No images are to be carried over; print all other material exactly as it stands.

***** GIVEN DATA

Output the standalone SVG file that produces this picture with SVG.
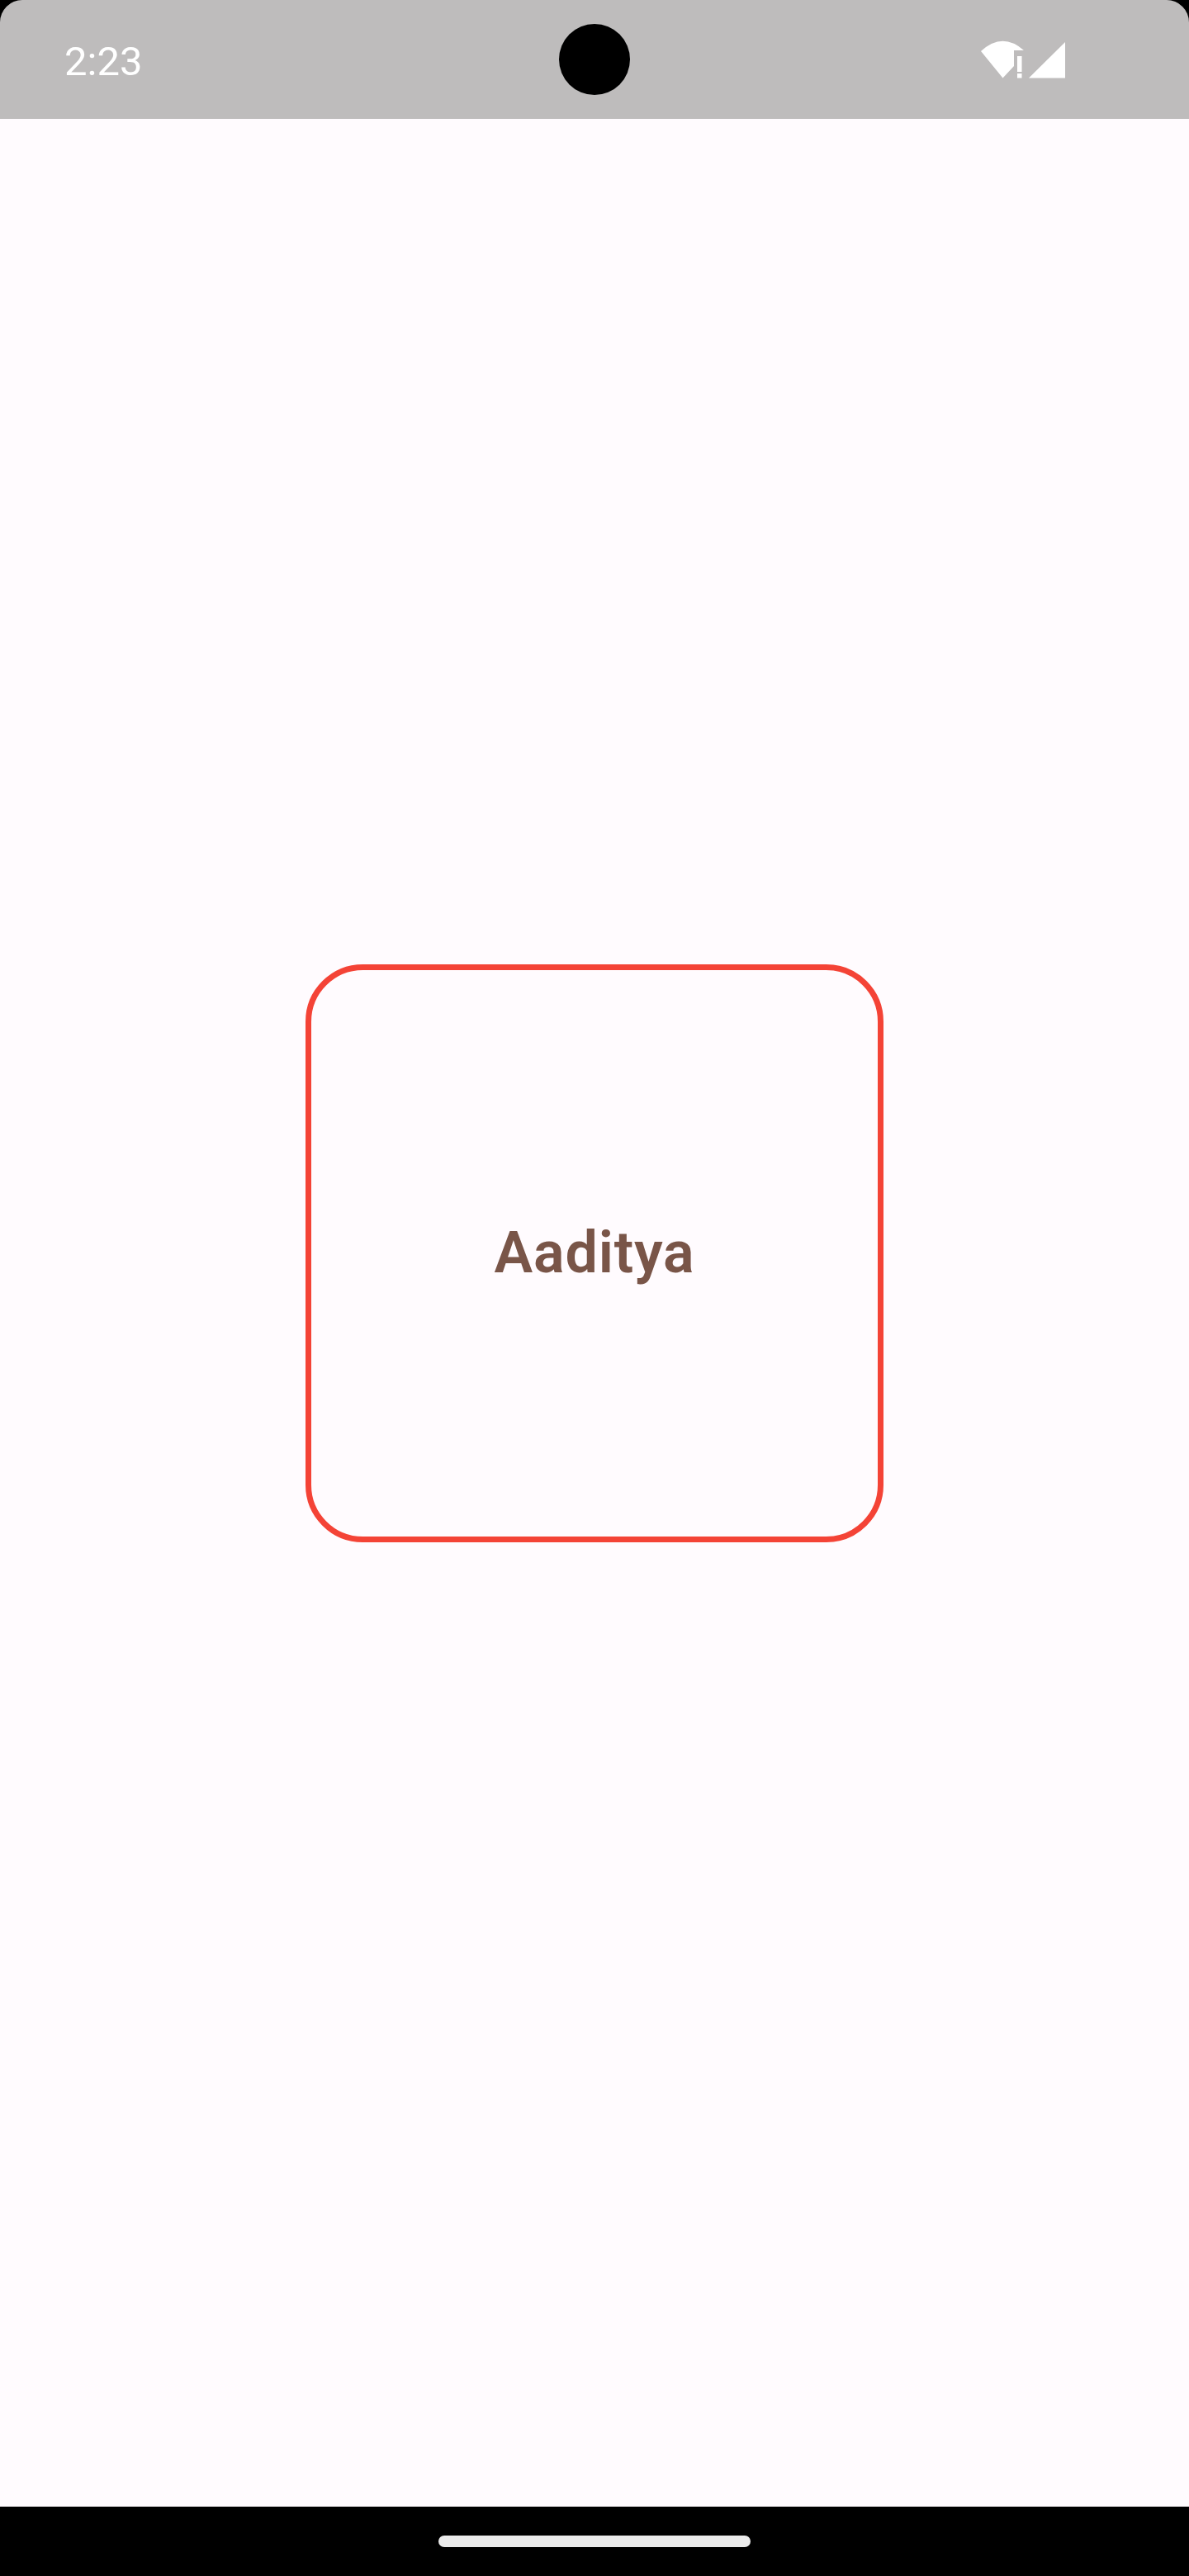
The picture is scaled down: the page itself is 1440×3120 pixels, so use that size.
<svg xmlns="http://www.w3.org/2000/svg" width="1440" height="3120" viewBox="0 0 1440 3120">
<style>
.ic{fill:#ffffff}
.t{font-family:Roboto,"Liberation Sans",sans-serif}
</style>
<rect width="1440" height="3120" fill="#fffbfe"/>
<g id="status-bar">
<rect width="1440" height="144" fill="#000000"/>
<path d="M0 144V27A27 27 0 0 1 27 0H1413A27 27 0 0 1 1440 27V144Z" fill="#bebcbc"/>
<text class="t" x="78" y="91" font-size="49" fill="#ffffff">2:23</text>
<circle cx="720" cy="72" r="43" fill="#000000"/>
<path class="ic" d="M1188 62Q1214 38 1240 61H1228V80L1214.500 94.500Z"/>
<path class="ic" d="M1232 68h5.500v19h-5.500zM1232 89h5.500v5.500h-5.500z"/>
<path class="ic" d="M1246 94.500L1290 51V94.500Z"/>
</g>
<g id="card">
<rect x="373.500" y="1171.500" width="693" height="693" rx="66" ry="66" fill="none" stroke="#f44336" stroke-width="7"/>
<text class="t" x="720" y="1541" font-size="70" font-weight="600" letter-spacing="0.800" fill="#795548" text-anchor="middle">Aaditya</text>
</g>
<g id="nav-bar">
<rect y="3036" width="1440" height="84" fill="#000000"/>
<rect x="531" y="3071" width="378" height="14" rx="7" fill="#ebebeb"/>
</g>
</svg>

**********

▶ [CORRECT RESPONSE]
Output the standalone SVG file that produces this picture with SVG.
The picture is scaled down: the page itself is 1440×3120 pixels, so use that size.
<svg xmlns="http://www.w3.org/2000/svg" width="1440" height="3120" viewBox="0 0 1440 3120">
<style>
.ic{fill:#ffffff}
.t{font-family:Roboto,"Liberation Sans",sans-serif}
</style>
<rect width="1440" height="3120" fill="#fffbfe"/>
<g id="status-bar">
<rect width="1440" height="144" fill="#000000"/>
<path d="M0 144V27A27 27 0 0 1 27 0H1413A27 27 0 0 1 1440 27V144Z" fill="#bebcbc"/>
<text class="t" x="78" y="91" font-size="49" fill="#ffffff">2:23</text>
<circle cx="720" cy="72" r="43" fill="#000000"/>
<path class="ic" d="M1188 62Q1214 38 1240 61H1228V80L1214.500 94.500Z"/>
<path class="ic" d="M1232 68h5.500v19h-5.500zM1232 89h5.500v5.500h-5.500z"/>
<path class="ic" d="M1246 94.500L1290 51V94.500Z"/>
</g>
<g id="card">
<rect x="373.500" y="1171.500" width="693" height="693" rx="66" ry="66" fill="none" stroke="#f44336" stroke-width="7"/>
<text class="t" x="720" y="1541" font-size="70" font-weight="600" letter-spacing="0.800" fill="#795548" text-anchor="middle">Aaditya</text>
</g>
<g id="nav-bar">
<rect y="3036" width="1440" height="84" fill="#000000"/>
<rect x="531" y="3071" width="378" height="14" rx="7" fill="#ebebeb"/>
</g>
</svg>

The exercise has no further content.